Ilegal, e daí?

Por ETCO

Fonte: O Globo, 09/01/2008

Chega a ser lugar-comum falar em anarquia na região metropolitana do Rio. O conceito designa um estado de coisas em que, entre outros sintomas, favelas se expandem desordenadamente, a informalidade campeia na camelotagem e no transporte público, boa parte da frota de veículos circula de forma ilegal, sem pagar IPVA, e assim por diante.

A diferença, para pior, nesse cenário, são as evidências observadas nos últimos tempos de que essa anarquia sobe de patamar. Os sinais não se verificam apenas no fortalecimento da criminalidade. As toxinas da desordem se tornam mais insidiosas, e nem sempre perceptíveis, à medida que a sociedade como um todo, incluindo o poder público, abaixa a guarda e permite o desmando. Nesse estágio surge a cultura do “ilegal, e daí?”, pela qual resvala-se para a barbárie. É quando o noticiário sobre latrocínios passa a ser encarado com a mesma apatia com que se observam as incontáveis transgressões às normas do trânsito cometidas na cidade. Ao ser denunciada a ação de milícias formadas por policiais, bombeiros e agentes penitenciários, houve quem nutrisse a esperança de que esses grupos seriam um adversário efetivo do tráfico e ajudariam a impor a lei nas favelas.

Errado. São quadrilhas que lutam para substituir outras quadrilhas. Mais grave, são formadas por pessoas pagas pelo contribuinte para supostamente defendêlo. Dá-se o absurdo de o cidadão arcar com o salário de quem o ameaça. No mesmo caso estão parlamentares acusados pela polícia de atuar no negócio clandestino de milícias e transporte por vans.
São representantes de eleitores, sustentados pelo erário, mas a serviço do crime. Nesse contexto, o governador Sérgio Cabral propõe, inspirado em Bogotá, que seja proibida a circulação de motos com carona, pois, lá e aqui, muitos assaltos costumam ser praticados por duplas motorizadas. Deu certo na Colômbia, onde os motoqueiros também precisam ter inscrita a placa do veículo no capacete e num colete.
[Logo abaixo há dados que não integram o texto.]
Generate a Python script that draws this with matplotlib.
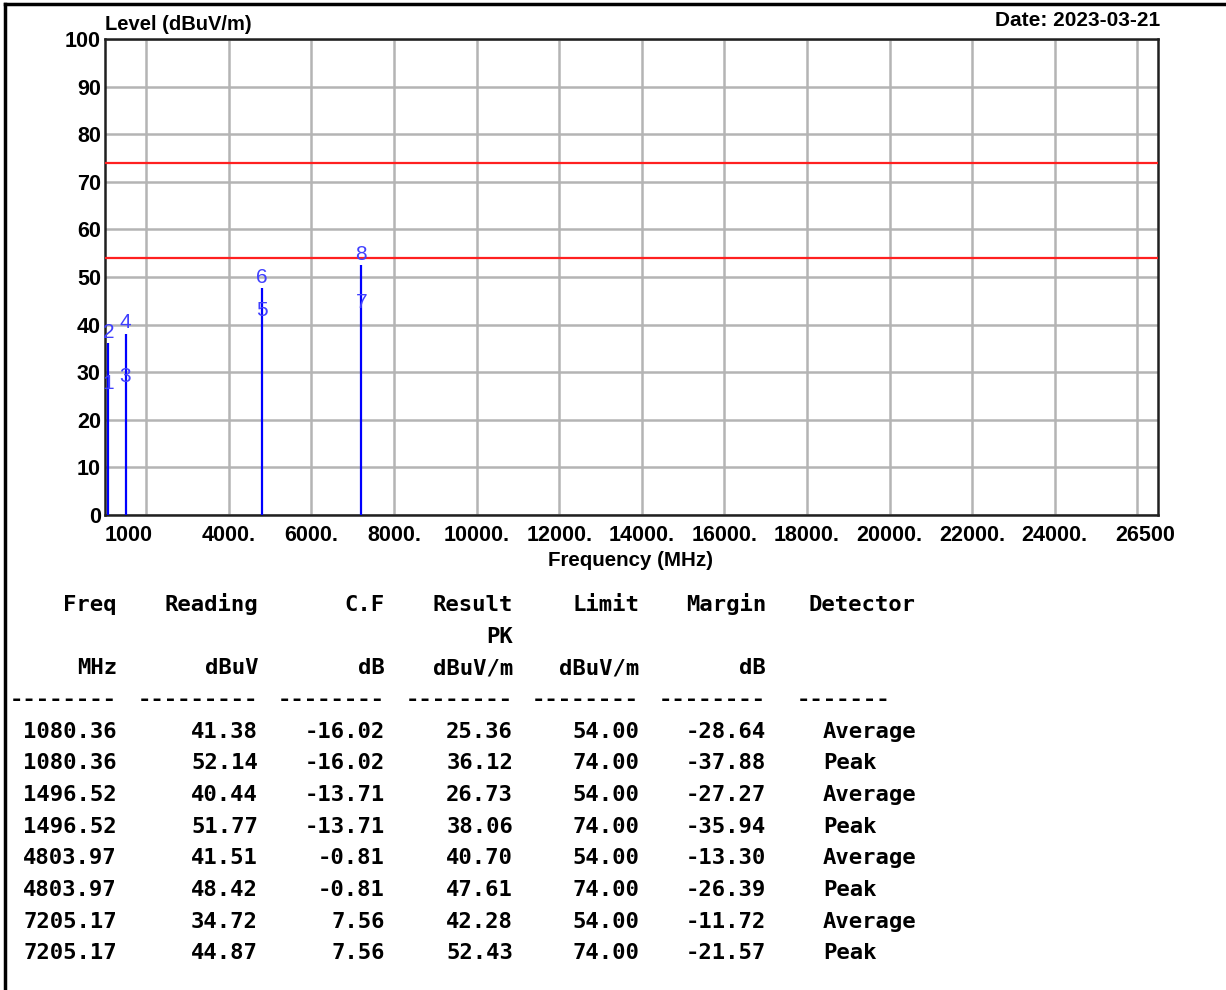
import matplotlib.pyplot as plt
from matplotlib.lines import Line2D

# measured emission data
freq = [1080.36, 1080.36, 1496.52, 1496.52, 4803.97, 4803.97, 7205.17, 7205.17]
reading = [41.38, 52.14, 40.44, 51.77, 41.51, 48.42, 34.72, 44.87]
cf = [-16.02, -16.02, -13.71, -13.71, -0.81, -0.81, 7.56, 7.56]
result = [25.36, 36.12, 26.73, 38.06, 40.70, 47.61, 42.28, 52.43]
limit = [54.00, 74.00, 54.00, 74.00, 54.00, 74.00, 54.00, 74.00]
margin = [-28.64, -37.88, -27.27, -35.94, -13.30, -26.39, -11.72, -21.57]
detector = ['Average', 'Peak', 'Average', 'Peak', 'Average', 'Peak', 'Average', 'Peak']

limit_lines = [74, 54]
xtick_vals = list(range(2000, 26001, 2000))
xtick_labels = ['' if v in (2000, 26000) else f'{v}.' for v in xtick_vals]

W, H = 1226, 990
fig = plt.figure(figsize=(W / 100, H / 100), dpi=100)
ax = fig.add_axes([105 / W, 1 - 515 / H, 1053 / W, 476 / H])

# grid
ax.set_xlim(1000, 26500)
ax.set_ylim(0, 100)
ax.set_xticks(xtick_vals)
ax.set_xticklabels(xtick_labels)
ax.set_yticks(range(0, 101, 10))
ax.grid(True, color='#b4b4b4', linewidth=1.8)
ax.set_axisbelow(True)
ax.tick_params(length=0, labelsize=15.5)
ax.tick_params(axis='x', pad=7)
ax.tick_params(axis='y', pad=3)
for lab in ax.get_xticklabels() + ax.get_yticklabels():
    lab.set_fontweight('bold')
    lab.set_family('Liberation Sans')
for s in ax.spines.values():
    s.set_linewidth(1.8)
    s.set_color('#202020')

# limit lines
for lv in limit_lines:
    ax.axhline(lv, color='#ff2020', linewidth=1.6, zorder=3)

# stems (one line per frequency up to highest result)
stem_f = {}
for f, r in zip(freq, result):
    stem_f[f] = max(stem_f.get(f, 0), r)
ax.vlines(list(stem_f.keys()), 0, list(stem_f.values()), color='#0000ff', linewidth=1.6, zorder=4)

for i, (f, r) in enumerate(zip(freq, result)):
    ax.annotate(str(i + 1), xy=(f, r), xytext=(0, 4), textcoords='offset points',
                ha='center', va='baseline', color='#4040ff', fontsize=15,
                family='Liberation Sans', zorder=5)

# extra x labels at ends
ax.annotate('1000', xy=(0, 0), xycoords='axes fraction', xytext=(0, -7), textcoords='offset points',
            ha='left', va='top', fontsize=15.5, fontweight='bold', family='Liberation Sans')
ax.annotate('26500', xy=(1, 0), xycoords='axes fraction', xytext=(12, -7), textcoords='offset points',
            ha='right', va='top', fontsize=15.5, fontweight='bold', family='Liberation Sans')

fig.text(105 / W, 1 - 24 / H, 'Level (dBuV/m)', ha='left', va='center', fontsize=14.5,
         fontweight='bold', family='Liberation Sans')
fig.text(1160 / W, 1 - 20 / H, 'Date: 2023-03-21', ha='right', va='center', fontsize=15,
         fontweight='bold', family='Liberation Sans')
fig.text(631 / W, 1 - 560 / H, 'Frequency (MHz)', ha='center', va='center', fontsize=14.8,
         fontweight='bold', family='Liberation Sans')

# border lines
fig.add_artist(Line2D([5 / W, 1], [1 - 4 / H, 1 - 4 / H], color='black', linewidth=2.5, transform=fig.transFigure))
fig.add_artist(Line2D([5 / W, 5 / W], [0, 1 - 4 / H], color='black', linewidth=2.5, transform=fig.transFigure))

# table
col_right = [117, 258, 385, 513, 639, 766]
det_x = 823
line0 = 611
step = 31.66
mono = dict(family='DejaVu Sans Mono', fontweight='bold', fontsize=16, va='baseline')


def put(x, line, s, ha='right'):
    fig.text(x / W, 1 - (line0 + line * step) / H, s, ha=ha, **mono)


head1 = ['Freq', 'Reading', 'C.F', 'Result', 'Limit', 'Margin']
head2 = ['', '', '', 'PK', '', '']
head3 = ['MHz', 'dBuV', 'dB', 'dBuV/m', 'dBuV/m', 'dB']
dashes = ['--------', '---------', '--------', '--------', '--------', '--------']
for x, a, b, c, d in zip(col_right, head1, head2, head3, dashes):
    put(x, 0, a)
    put(x, 1, b)
    put(x, 2, c)
    put(x, 3, d)
put(808, 0, 'Detector', ha='left')
put(797, 3, '-------', ha='left')

for i in range(len(freq)):
    vals = [f'{freq[i]:.2f}', f'{reading[i]:.2f}', f'{cf[i]:.2f}', f'{result[i]:.2f}',
            f'{limit[i]:.2f}', f'{margin[i]:.2f}']
    for x, v in zip(col_right, vals):
        put(x, 4 + i, v)
    put(det_x, 4 + i, detector[i], ha='left')

fig.savefig('out.png', dpi=100)
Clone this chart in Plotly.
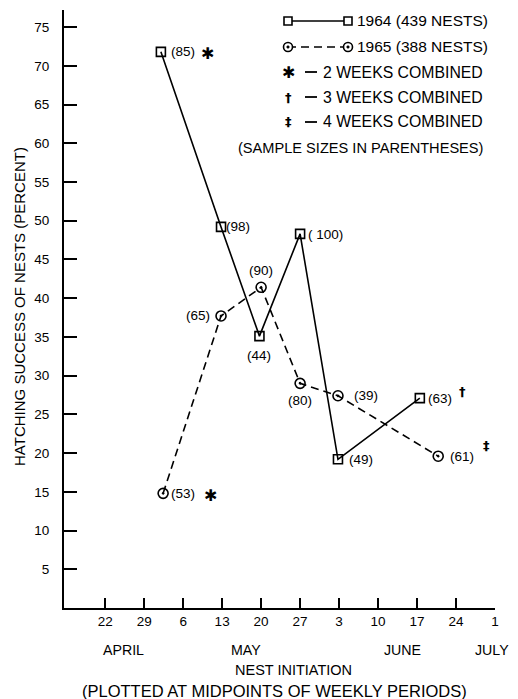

A proposta corresponde ao sentido de urgência do momento. Independentemente da discussão, nenhuma medida isolada funcionará sem uma polícia atenta, presente nas ruas, bem formada, informada e honesta. O ano é eleitoral e por isso dificulta a aproximação entre políticos. Mas a segurança no Grande Rio, no sentido mais amplo possível, precisa ser tratada por todos os administradores públicos da região. Também em respeito ao próprio eleitor.